In company news, Pendal (ASX:PDL) nose dived 15.8 per cent at $5 after the fund manager reported net outflows for the December quarter o f$6.9 billion, attribute to two UK institutional redemptions at $5.1 billion. Total funds under management fell to $135.7 billion from $139.2 billion over the quarter.

Star Entertainment (ASX:SGR) lost 1.9 per cent at $3.54 after the anti-money laundering watchdog expanded its investigation of the Sydney casino to other casinos in the group. They have not decided on what action it might take against embattled casino operator.

Shares in Michael Hill (ASX:MHJ) rose 1.1 per cent at $1.44 after the jewellery retailer provided a positive trading update which compromised of a near 10 per cent rise in shop sales during the December quarter, with a 28 per cent surge in digital sales despite 2381 lost store trading days.

Plus-sized women’s clothing retailer City Chic (ASX:CCH) soared 11.7 per cent to $4.99 after reporting a near 50 per cent leap in first half sales growth.

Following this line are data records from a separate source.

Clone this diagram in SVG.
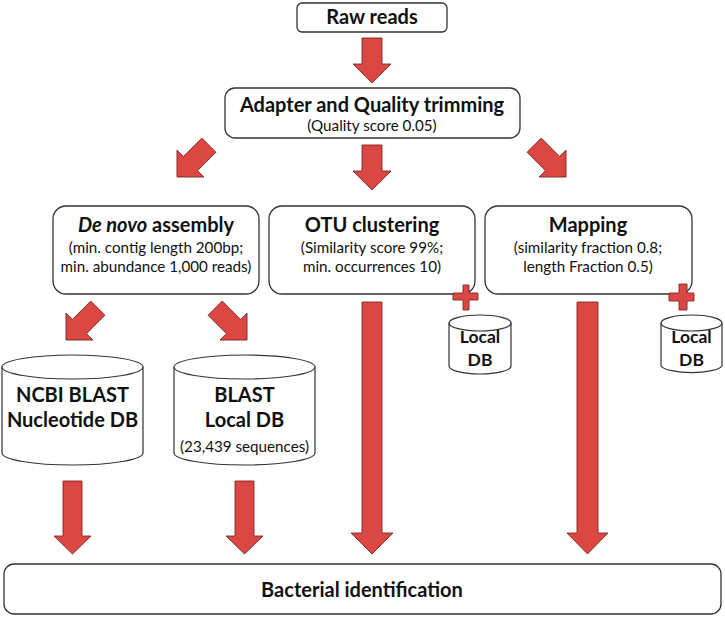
<svg xmlns="http://www.w3.org/2000/svg" width="725" height="618" viewBox="0 0 725 618">
<defs>
<style>
.box{fill:#fff;stroke:#333;stroke-width:1.3}
.cyl{fill:#fff;stroke:#333;stroke-width:1.2}
.arr{fill:#DB4743;stroke:#7E2826;stroke-width:0.9;stroke-linejoin:miter}
.t{font-family:Lato,"Open Sans",sans-serif;fill:#111;text-anchor:middle}
.b{font-weight:bold;font-size:20px}
.s{font-size:15.2px}
</style>
<path id="a45" d="M0,0 L-19,-19 L-10,-19 L-10,-45 L10,-45 L10,-19 L19,-19 Z"/>
</defs>
<rect width="725" height="618" fill="#fff"/>

<g id="raw-reads">
<rect class="box" x="297" y="3" width="150" height="29" rx="5"/>
<text class="t b" x="372" y="24">Raw reads</text>
</g>

<g id="trimming">
<rect class="box" x="225" y="88" width="295" height="50" rx="10"/>
<text class="t b" x="372" y="112">Adapter and Quality trimming</text>
<text class="t s" x="372" y="131">(Quality score 0.05)</text>
</g>

<g id="denovo">
<rect class="box" x="53" y="206" width="206" height="88" rx="13"/>
<text class="t b" x="156" y="232" font-size="20.5"><tspan font-style="italic">De novo</tspan> assembly</text>
<text class="t s" x="156" y="253">(min. contig length 200bp;</text>
<text class="t s" x="156" y="272">min. abundance 1,000 reads)</text>
</g>

<g id="otu">
<rect class="box" x="269" y="206" width="206" height="88" rx="13"/>
<text class="t b" x="372" y="232">OTU clustering</text>
<text class="t s" x="372" y="253">(Similarity score 99%;</text>
<text class="t s" x="372" y="272">min. occurrences 10)</text>
</g>

<g id="mapping">
<rect class="box" x="485" y="206" width="207" height="88" rx="13"/>
<text class="t b" x="588" y="232">Mapping</text>
<text class="t s" x="588" y="253">(similarity fraction 0.8;</text>
<text class="t s" x="588" y="272">length Fraction 0.5)</text>
</g>

<g id="ncbi-db">
<path class="cyl" d="M2,367 V453 A70.5,12 0 0 0 143,453 V367"/>
<ellipse class="cyl" cx="72.5" cy="367" rx="70.5" ry="12"/>
<text class="t b" x="72.5" y="402">NCBI BLAST</text>
<text class="t b" x="72.5" y="427">Nucleotide DB</text>
</g>

<g id="blast-local-db">
<path class="cyl" d="M174,367 V453 A70.5,12 0 0 0 315,453 V367"/>
<ellipse class="cyl" cx="244.5" cy="367" rx="70.5" ry="12"/>
<text class="t b" x="244.5" y="402">BLAST</text>
<text class="t b" x="244.5" y="427">Local DB</text>
<text class="t s" x="244.5" y="452">(23,439 sequences)</text>
</g>

<g id="otu-local-db">
<path class="cyl" d="M449,323 V366 A31,8 0 0 0 511,366 V323"/>
<ellipse class="cyl" cx="480" cy="323" rx="31" ry="8"/>
<text class="t" x="480" y="343" font-weight="bold" font-size="17.5">Local</text>
<text class="t" x="480" y="366" font-weight="bold" font-size="17.5">DB</text>
</g>

<g id="mapping-local-db">
<path class="cyl" d="M661,323 V366 A31,8 0 0 0 722,366 V323"/>
<ellipse class="cyl" cx="691.5" cy="323" rx="30.5" ry="8"/>
<text class="t" x="691.5" y="343" font-weight="bold" font-size="17.5">Local</text>
<text class="t" x="691.5" y="366" font-weight="bold" font-size="17.5">DB</text>
</g>

<g id="bacterial-id">
<rect class="box" x="4" y="564" width="717" height="50" rx="10"/>
<text class="t b" x="362" y="597" font-size="20.5">Bacterial identification</text>
</g>

<g id="connectors">
<use href="#a45" class="arr" transform="translate(372,83)"/>
<use href="#a45" class="arr" transform="translate(372,190)"/>
<use href="#a45" class="arr" transform="translate(177,177) rotate(45)"/>
<use href="#a45" class="arr" transform="translate(566,177) rotate(-45)"/>
<use href="#a45" class="arr" transform="translate(66,340) rotate(45)"/>
<use href="#a45" class="arr" transform="translate(247,340) rotate(-45)"/>
<path class="arr" d="M63,481 H82 V536 H91 L72.5,554 L54,536 H63 Z"/>
<path class="arr" d="M235,481 H254 V536 H263 L244.5,554 L226,536 H235 Z"/>
<path class="arr" d="M362,302 H382 V533 H393 L372,554 L351,533 H362 Z"/>
<path class="arr" d="M577,302 H598 V533 H608 L587.5,554 L567,533 H577 Z"/>
</g>

<g id="plus-signs">
<path class="arr" d="M463,285 H469 V293 H478 V300 H469 V310 H463 V300 H453 V293 H463 Z"/>
<path class="arr" d="M679,284 H687 V293 H694 V301 H687 V310 H679 V301 H669 V293 H679 Z"/>
</g>
</svg>
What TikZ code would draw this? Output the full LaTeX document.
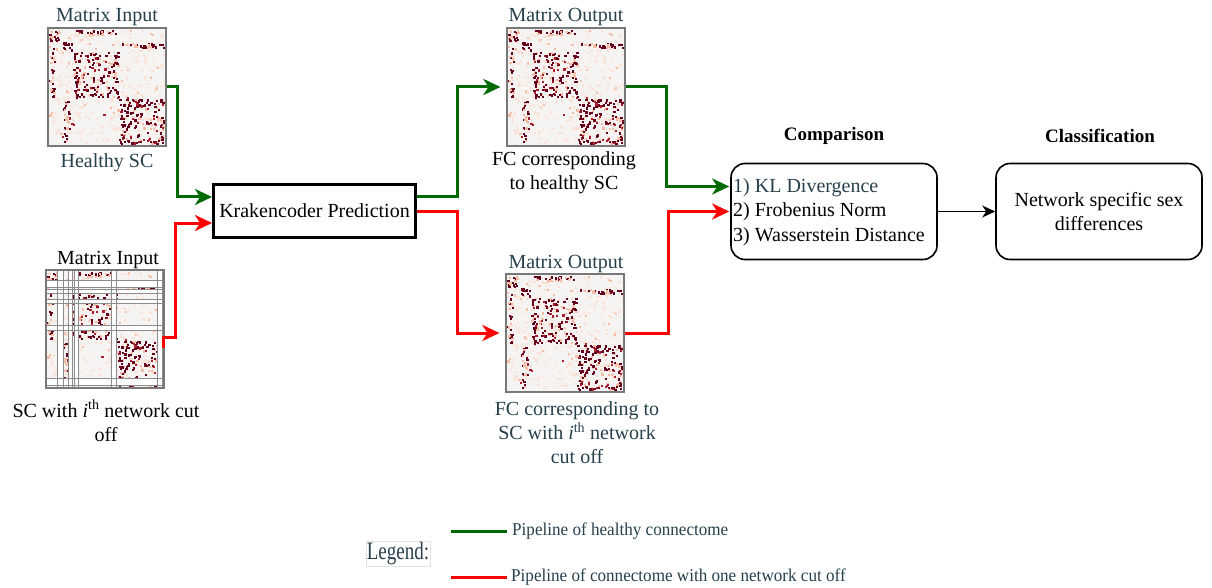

The fashion retailer notched a higher spend on inventory to build up stock for the northern hemisphere summer season amid supply chain disruptions.

ResMed (ASX:RMD) jumped 3.6 per cent at $34.79 amid several brokers raising their target prices on the sleep apnoea device maker. After a weak trading update from rival Philips helped flag revenue upside for ResMed. Philips told the market the recall of its Respironics range of sleep machines grew to a ballpark figure of 5.2 million from 3 to 4 million. Analysts also cited that the pace of repairs and replacements of the affected machines were slower than expected. This fares well for ResMed, with the company potentially able to maintain its strong revenue performance in the first quarter of financial year 2022 into the second quarter.

SPI futures

Looking ahead, the SPI futures are pointing to a 0.4 per cent rise.

There are no local economic news, but keep an eye out for China’s GDP figures and U.S. markets are closed for the Martin Luther King Junior holiday

Ex-dividends

There is one company going ex-dividend today. Turners Automotive (ASX:TRA) is paying 4.79 cents, 85 per cent franked.

Commodities 

Iron ore has lost 0.9 per cent to US$126.75 a ton. Its futures are pointing to a fall of 1.5 per cent.

Gold lost $4.90 or 0.27 per cent to US$1,817 an ounce. Silver was down $0.24 or 1.1 per cent to US$22.92 an ounce.

Oil has bucked the trend adding $1.70 or 2.1 per cent to US$83.82 a barrel.

Currencies

One Australian Dollar at 8:15 AM has weakened since Friday buying 72.25 US cents, 52.77 Pence Sterling, 82.39 Yen and 63.23 Euro cents.